So often we hear the term “Self-care” and we think of more things to do: take a bubble bath, get into nature, eat right, exercise… I know, I know, the list goes on. That’s why I love the idea of what we can do, not later, but right in the moment when the unpleasant feelings arise.

Some of you already know a little bit about the two day Self-Compassion training I took last week with Chris Germer and Kristin Neff. The ideas were not necessarily new to me, but the feelings these teachings grow inside are so palpable. I find that I can hear these messages over and over and never get bored of them. 

The essential message is similar to the messages of almost every therapeutic orientation (at least the ones that I’ve been drawn to). It’s that while we are often ashamed of our “negative” feelings ~ the ones we may want to banish or cut ourselves off from ~ there is always an opportunity to make these feelings our allies instead, perhaps even very powerful ones! 

They define compassion as a wish to alleviate suffering and they say it is made up of 3 elements:
1. Mindfulness ~ presence, willingness to “be with”, to “turn towards”.
2. Common humanity ~ the recognition that everyone is inherently imperfect, life is imperfect. (This turns our instinct to isolate into connection instead). 
3. Kindness ~ a lovingness (rather than judgement) toward the feelings.

So? Did you have some resistance? Most people do! Write to me at angela@carukcounselling.com and tell me what your resistance looks like (ie. Concern that it’s selfish? Fear it will lead to “laziness” or “not-doing”?) and I will respond in my next newsletter. 

One exercise we did that I really enjoyed was a writing one.

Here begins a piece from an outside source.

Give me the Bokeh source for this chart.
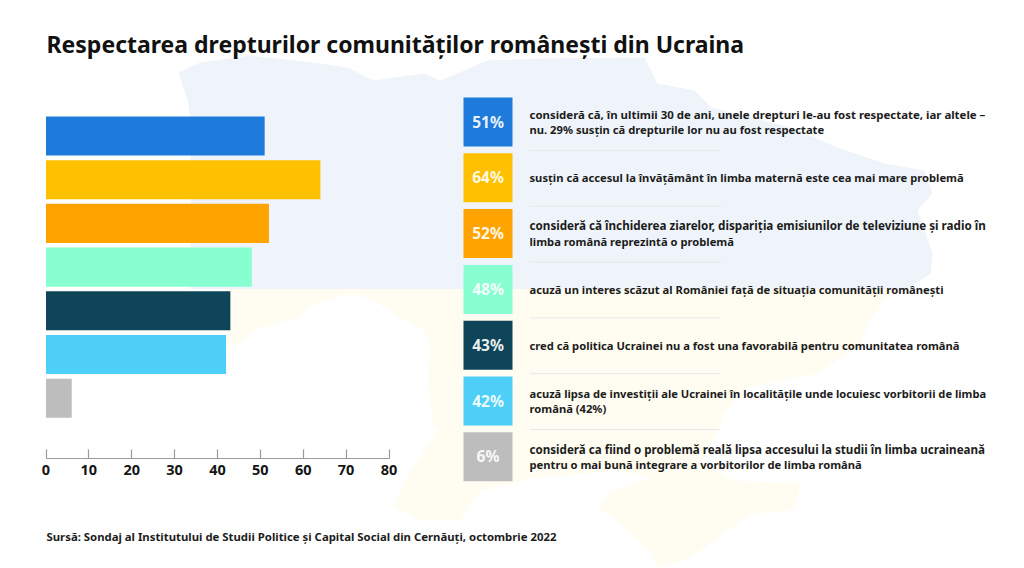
from bokeh.plotting import figure
from bokeh.models import Range1d, LinearAxis, FixedTicker
from bokeh.core.properties import value
from bokeh.embed import file_html
from bokeh.resources import INLINE

TITLE = "Respectarea drepturilor comunităților românești din Ucraina"
SOURCE = "Sursă: Sondaj al Institutului de Studii Politice și Capital Social din Cernăuți, octombrie 2022"
values = [51, 64, 52, 48, 43, 42, 6]
colors = ["#1E7BDC", "#FFC000", "#FFA300", "#87FFD0", "#0F4559", "#4DCFF8", "#BDBDBD"]
captions = [
    ["consideră că, în ultimii 30 de ani, unele drepturi le-au fost respectate, iar altele –",
     "nu. 29% susțin că drepturile lor nu au fost respectate"],
    ["susțin că accesul la învățământ în limba maternă este cea mai mare problemă"],
    ["consideră că închiderea ziarelor, dispariția emisiunilor de televiziune și radio în",
     "limba română reprezintă o problemă"],
    ["acuză un interes scăzut al României față de situația comunității românești"],
    ["cred că politica Ucrainei nu a fost una favorabilă pentru comunitatea română"],
    ["acuză lipsa de investiții ale Ucrainei în localitățile unde locuiesc vorbitorii de limba",
     "română (42%)"],
    ["consideră ca fiind o problemă reală lipsa accesului la studii în limba ucraineană",
     "pentru o mai bună integrare a vorbitorilor de limba română"],
]
ticks = [0, 10, 20, 30, 40, 50, 60, 70, 80]

W, H = 1024, 568
FONT = "Noto Sans"
PX_PER_UNIT = (388.5 - 45.5) / 80
ROW_PX = 43.7
Y0 = 135.5

p = figure(width=W, height=H, output_backend="svg", toolbar_location=None,
           min_border=0, outline_line_color=None, background_fill_color="white",
           border_fill_color="white", x_axis_type=None, y_axis_type=None,
           x_range=Range1d(-45.5 / PX_PER_UNIT, (W - 45.5) / PX_PER_UNIT),
           y_range=Range1d((H - Y0) / ROW_PX, -Y0 / ROW_PX),
           extra_x_ranges={"px": Range1d(0, W)},
           extra_y_ranges={"px": Range1d(H, 0)})
p.grid.visible = False

# faint map backdrop, in page pixels
map_blue_x = [178, 200, 250, 320, 347, 373, 423, 440, 487, 540, 644, 657, 694, 711, 790, 837, 884, 924, 932, 917, 932, 930, 907, 190, 190, 187]
map_blue_y = [72, 62, 55, 63, 67, 80, 73, 80, 60, 58, 57, 83, 90, 107, 127, 147, 163, 170, 193, 210, 253, 273, 288.5, 288.5, 117, 100]
map_yellow_x = [225, 897, 884, 867, 861, 817, 744, 724, 717, 700, 734, 791, 801, 794, 751, 717, 691, 657, 651, 617, 597, 607, 651, 620, 530, 480, 473, 460, 423, 393, 410, 437, 433, 427, 430, 423, 393, 373, 353, 313, 297, 253, 240, 225]
map_yellow_y = [288.5, 288.5, 300, 323, 343, 373, 387, 413, 430, 462, 480, 483, 480, 510, 513, 537, 557, 567, 553, 520, 507, 493, 477, 470, 478, 490, 500, 520, 520, 507, 470, 430, 427, 380, 347, 330, 313, 300, 293, 303, 317, 330, 343, 345]
p.patch(map_blue_x, map_blue_y, x_range_name="px", y_range_name="px", fill_color="#EFF4FA", line_color=None)
p.patch(map_yellow_x, map_yellow_y, x_range_name="px", y_range_name="px", fill_color="#FFFCF1", line_color=None)

# bars
rows = list(range(len(values)))
p.hbar(y=rows, left=0, right=values, height=0.895, fill_color=colors, line_color=None)

axis = LinearAxis(fixed_location=(458 - Y0) / ROW_PX, bounds=(0, 80),
                  ticker=FixedTicker(ticks=ticks),
                  axis_line_color="#9A9A9A", axis_line_width=1.2,
                  major_tick_line_color="#9A9A9A", major_tick_line_width=1.2,
                  major_tick_in=9, major_tick_out=0, minor_tick_line_color=None,
                  major_label_text_font=FONT, major_label_text_font_size="14.5px",
                  major_label_text_font_style="bold", major_label_text_color="#151515",
                  major_label_standoff=6)
p.add_layout(axis, "below")

# tiles
TILE_TOP, TILE_H, TILE_STEP = 97, 49, 55.8
tops = [TILE_TOP + TILE_STEP * i for i in rows]
p.quad(left=463, right=512, top=tops, bottom=[t + TILE_H for t in tops],
       x_range_name="px", y_range_name="px", fill_color=colors, line_color=None)
p.text(x=487.5, y=[t + TILE_H / 2 - 0.5 for t in tops], text=[f"{v}%" for v in values],
       x_range_name="px", y_range_name="px", text_font=value(FONT), text_font_style="bold",
       text_font_size="15.5px", text_color="white", text_alpha=0.92,
       text_align="center", text_baseline="middle")

# separators
sep_y = [t + TILE_H + 4 for t in tops[:-1]]
p.segment(x0=529, x1=720, y0=sep_y, y1=sep_y, x_range_name="px", y_range_name="px",
          line_color="#E6E8EA", line_width=1)

# captions: justified first lines take a slightly different size so they reach the right edge
BASE_SIZE = 11.2
JUSTIFIED = {0: 11.43, 2: 11.67, 5: 11.13, 6: 11.6}
cx, cy, ctext, csize = [], [], [], []
for i, (t, lines) in enumerate(zip(tops, captions)):
    mid = t + TILE_H / 2
    off = [-7.75, 7.75] if len(lines) == 2 else [0]
    for j, (line, o) in enumerate(zip(lines, off)):
        cx.append(529)
        cy.append(mid + o)
        ctext.append(line)
        csize.append(f"{JUSTIFIED.get(i, BASE_SIZE) if j == 0 else BASE_SIZE}px")
p.text(x="x", y="y", text="t", text_font_size="s",
       source={"x": cx, "y": cy, "t": ctext, "s": csize},
       x_range_name="px", y_range_name="px",
       text_font=value(FONT), text_font_style="bold",
       text_color="#1C1C1C", text_align="left", text_baseline="middle")

p.text(x=[46], y=[43.5], text=[TITLE], x_range_name="px", y_range_name="px",
       text_font=value(FONT), text_font_style="bold", text_font_size="23px",
       text_color="#111111", text_align="left", text_baseline="middle")
p.text(x=[46], y=[536], text=[SOURCE], x_range_name="px", y_range_name="px",
       text_font=value(FONT), text_font_style="bold", text_font_size="11.35px",
       text_color="#1C1C1C", text_align="left", text_baseline="middle")

open("out.html", "w").write(file_html(p, INLINE))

If you have a little time, give it a try!

It’s just 3 steps:

  1. Identify some “imperfections” about yourself that make you feel inadequate. Everyone has qualities or tendencies about themselves that they don’t like. It’s human to be imperfect. Just choose one thing. Then ask yourself: What are the emotions that come up around that? Just feel them as they are. 
  2. Write a letter to yourself. Picture an unconditionally loving imaginary friend who can see all your strengths and weaknesses, including what you’ve identified in step 1. How are they feeling towards you?  Tune into his or her kindness and wisdom, knowing that there are factors in your life (genes, family history, life events) that are out of your control. Write a letter to yourself from this friends’ perspective.Try to infuse the letter with their kindness, acceptance, care and well wishes. 
  3. Feel the compassion. Read the letter and feel the words soothe and comfort your heart. Love and connection are yours. You are allowed to feel complete. Accept all of you.

Hope you enjoy practicing taking care of yourself in all the ways!